#### Exercise brief
Do any lines in the data below contain "this"? If so, copy every one of them.

#### Supplied material
◆ ◆ ◆
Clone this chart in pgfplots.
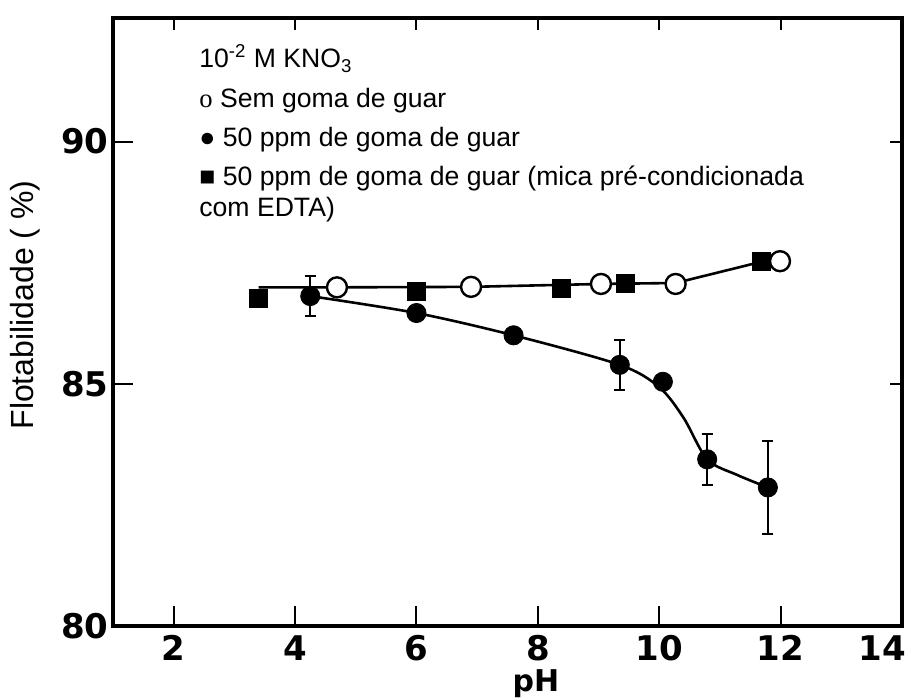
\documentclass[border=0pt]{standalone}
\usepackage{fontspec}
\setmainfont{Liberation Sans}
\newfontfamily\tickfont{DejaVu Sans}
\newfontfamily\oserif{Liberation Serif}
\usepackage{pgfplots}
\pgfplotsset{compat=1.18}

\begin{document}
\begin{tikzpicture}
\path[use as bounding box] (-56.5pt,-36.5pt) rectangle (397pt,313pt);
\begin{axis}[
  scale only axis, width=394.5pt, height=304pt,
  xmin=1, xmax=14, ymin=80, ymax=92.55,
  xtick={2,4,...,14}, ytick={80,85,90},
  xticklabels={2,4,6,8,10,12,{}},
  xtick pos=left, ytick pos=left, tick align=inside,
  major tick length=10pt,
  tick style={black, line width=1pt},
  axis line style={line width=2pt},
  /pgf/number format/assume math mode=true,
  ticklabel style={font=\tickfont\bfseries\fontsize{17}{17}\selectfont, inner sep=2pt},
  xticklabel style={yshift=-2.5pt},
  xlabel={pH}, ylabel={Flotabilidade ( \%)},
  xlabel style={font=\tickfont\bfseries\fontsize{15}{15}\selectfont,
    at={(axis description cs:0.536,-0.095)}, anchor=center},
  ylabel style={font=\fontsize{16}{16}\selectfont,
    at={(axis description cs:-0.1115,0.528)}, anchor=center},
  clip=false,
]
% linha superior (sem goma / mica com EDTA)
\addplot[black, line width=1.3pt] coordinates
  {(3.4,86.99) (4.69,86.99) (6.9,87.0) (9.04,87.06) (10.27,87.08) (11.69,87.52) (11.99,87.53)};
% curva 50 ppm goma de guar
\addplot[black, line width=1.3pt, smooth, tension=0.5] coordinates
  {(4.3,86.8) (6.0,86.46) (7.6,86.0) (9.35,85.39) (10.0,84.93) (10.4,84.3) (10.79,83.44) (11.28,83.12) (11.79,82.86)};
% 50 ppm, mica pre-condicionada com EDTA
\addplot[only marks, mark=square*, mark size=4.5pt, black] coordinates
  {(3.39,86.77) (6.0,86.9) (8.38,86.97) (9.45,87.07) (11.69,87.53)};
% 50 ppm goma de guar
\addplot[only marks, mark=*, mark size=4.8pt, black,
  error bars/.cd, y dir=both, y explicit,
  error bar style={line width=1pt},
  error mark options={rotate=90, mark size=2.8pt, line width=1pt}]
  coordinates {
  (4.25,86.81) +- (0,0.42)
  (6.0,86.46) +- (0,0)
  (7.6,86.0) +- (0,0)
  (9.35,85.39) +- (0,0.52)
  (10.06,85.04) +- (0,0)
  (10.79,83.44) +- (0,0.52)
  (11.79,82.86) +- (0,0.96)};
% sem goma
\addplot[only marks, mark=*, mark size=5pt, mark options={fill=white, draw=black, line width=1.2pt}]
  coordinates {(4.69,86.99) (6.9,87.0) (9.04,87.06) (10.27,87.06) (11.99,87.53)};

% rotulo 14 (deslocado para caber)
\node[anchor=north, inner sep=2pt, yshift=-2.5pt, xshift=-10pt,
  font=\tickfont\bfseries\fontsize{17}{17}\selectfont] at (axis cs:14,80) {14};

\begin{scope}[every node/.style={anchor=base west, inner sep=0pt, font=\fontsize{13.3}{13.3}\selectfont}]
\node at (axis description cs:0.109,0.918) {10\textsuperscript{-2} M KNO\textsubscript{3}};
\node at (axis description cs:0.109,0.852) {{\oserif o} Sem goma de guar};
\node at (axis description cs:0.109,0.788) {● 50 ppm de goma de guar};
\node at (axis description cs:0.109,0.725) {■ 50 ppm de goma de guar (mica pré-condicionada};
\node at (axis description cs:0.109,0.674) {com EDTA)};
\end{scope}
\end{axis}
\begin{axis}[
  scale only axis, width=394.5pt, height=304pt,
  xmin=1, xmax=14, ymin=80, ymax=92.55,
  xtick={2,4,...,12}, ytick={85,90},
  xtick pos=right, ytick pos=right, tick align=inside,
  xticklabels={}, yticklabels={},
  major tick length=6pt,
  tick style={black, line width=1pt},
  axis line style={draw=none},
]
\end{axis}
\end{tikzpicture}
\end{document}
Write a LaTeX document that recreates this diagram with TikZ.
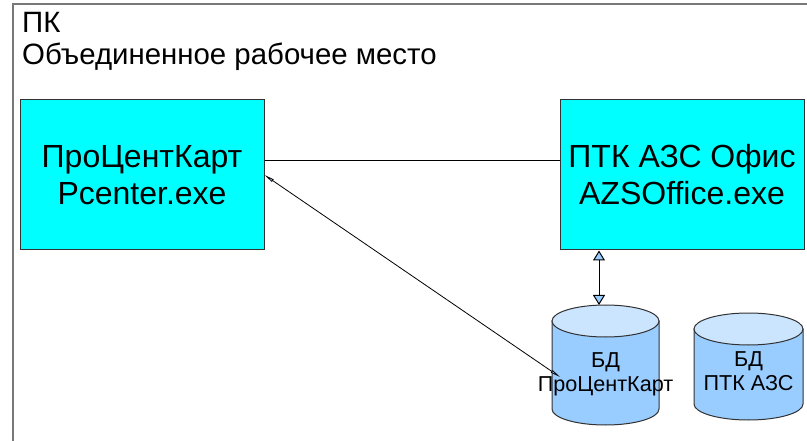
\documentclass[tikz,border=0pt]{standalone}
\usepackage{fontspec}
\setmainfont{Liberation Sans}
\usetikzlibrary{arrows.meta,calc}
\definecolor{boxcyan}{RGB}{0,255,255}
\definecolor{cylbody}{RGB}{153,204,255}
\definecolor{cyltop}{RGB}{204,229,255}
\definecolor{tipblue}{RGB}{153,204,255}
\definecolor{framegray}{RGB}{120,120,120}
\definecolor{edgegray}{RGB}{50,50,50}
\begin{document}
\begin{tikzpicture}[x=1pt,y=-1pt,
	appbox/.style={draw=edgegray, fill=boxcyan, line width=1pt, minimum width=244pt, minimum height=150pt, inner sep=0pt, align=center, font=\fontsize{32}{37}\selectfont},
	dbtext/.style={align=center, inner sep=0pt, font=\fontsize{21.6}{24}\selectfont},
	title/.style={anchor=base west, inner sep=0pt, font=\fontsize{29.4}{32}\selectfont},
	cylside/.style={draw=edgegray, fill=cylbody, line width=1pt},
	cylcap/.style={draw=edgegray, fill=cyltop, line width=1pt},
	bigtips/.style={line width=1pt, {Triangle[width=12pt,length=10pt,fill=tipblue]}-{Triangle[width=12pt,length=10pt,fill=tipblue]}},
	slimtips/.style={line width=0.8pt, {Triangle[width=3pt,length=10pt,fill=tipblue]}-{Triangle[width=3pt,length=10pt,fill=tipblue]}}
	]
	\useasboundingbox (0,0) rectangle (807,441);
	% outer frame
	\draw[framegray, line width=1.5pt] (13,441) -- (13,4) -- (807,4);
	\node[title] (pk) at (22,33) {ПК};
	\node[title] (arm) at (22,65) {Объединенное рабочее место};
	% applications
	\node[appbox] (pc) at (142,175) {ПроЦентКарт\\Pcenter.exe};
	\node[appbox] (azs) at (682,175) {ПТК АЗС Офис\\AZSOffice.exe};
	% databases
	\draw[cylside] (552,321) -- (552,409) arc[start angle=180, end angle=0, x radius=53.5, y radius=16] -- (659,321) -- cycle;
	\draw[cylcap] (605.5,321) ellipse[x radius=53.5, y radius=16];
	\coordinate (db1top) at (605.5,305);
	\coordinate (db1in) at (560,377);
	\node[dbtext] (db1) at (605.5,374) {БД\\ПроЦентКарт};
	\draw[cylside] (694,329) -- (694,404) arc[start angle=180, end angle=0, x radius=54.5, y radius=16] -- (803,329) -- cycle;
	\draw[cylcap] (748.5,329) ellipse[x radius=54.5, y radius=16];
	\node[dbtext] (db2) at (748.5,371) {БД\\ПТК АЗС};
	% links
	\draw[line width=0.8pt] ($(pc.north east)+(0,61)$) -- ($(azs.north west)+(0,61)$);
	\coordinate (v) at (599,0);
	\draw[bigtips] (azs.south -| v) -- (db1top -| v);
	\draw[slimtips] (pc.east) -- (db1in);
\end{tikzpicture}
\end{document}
◆ ◆ ◆
#### Answer below
Clone this chart in pgfplots.
Write a LaTeX document that recreates this diagram with TikZ.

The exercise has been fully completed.